We are spending so much time looking outwards we’re forgetting the import of looking back at ourselves. Like in any creative industry, our real value comes from our individuality, what we are able to create will always be different from someone else and that is a good thing. Yes, we can be inspired to improve, but like every musician, artist, writer and sculptor and designer you have to work with what you can do best and be damn proud of it.
And look at your life. Remember it needs attention to be the life you want it to be. Sometimes our work needs to work around us to allow us the time to work at our relationships, look after your loved ones, create a beautiful home for you family, relax and chill so you are a nice and attentive person to be around and spend time with your friends, because these are the things that make a life worth living. Instagram numbers can start to feel pretty irrelevant when you’re heart is filled with the love and joy and laughter.
I’ve had a quite a few days now of feeling wonderfully relaxed and disengaged from the all the anxiety and manicness that being online so much can create. Not least because I had a mini-scare a few days before Christmas when I spontaneously developed double vision. Obviously I thought I was dying and rushed to Moorfields for all the checks and scans which showed a nerve supplying a muscle in my left eye has stopped working.
But thankfully nothing immediately serious has been uncovered and although I have a few more tests to go in the meantime it does seem to be slowly improving. But it was a massive wake up call to just slow down. And wow, it feels nice. And the realisation, as I was discussing with the lovely Poppy this week, that everything isn’t just going to crumble because you’re not going at breakneck speed round the clock.

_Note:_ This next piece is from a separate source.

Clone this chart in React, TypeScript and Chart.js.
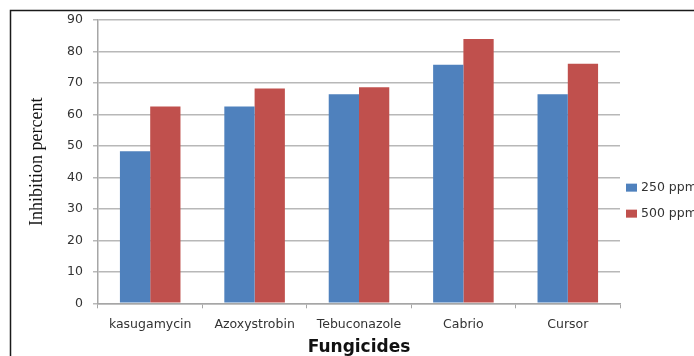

In these slower days, a huge sense of appreciation for my life, my work and the things I enjoy has kind of crept up me and there’s not much room for anxiety when you’re in the mode which is so nice. So do the things you have to do to get to that space. Recognise your achievements, be proud of them, do what you love in the the time it takes to do them (not my usual ‘I’ll just squeeze about eight things into this tiny time slot!’) and look after yourself. You. Take time to love you and feel a lightness and happiness inside. Now that’s addictive. 😉
I would love to hear about your background and/or any struggles with online anxiety and how you tackle it! Do comment below, but only if you have the time 😉
Ps. There are loads of practical things you can do to beat anxiety – limit caffeine (I stick to one cup a day), exercise, meditate, read – things that put you in another headspace for a while to help gain perspective are just the thing! Planning a post on my favourites ways to beat anxiety soon!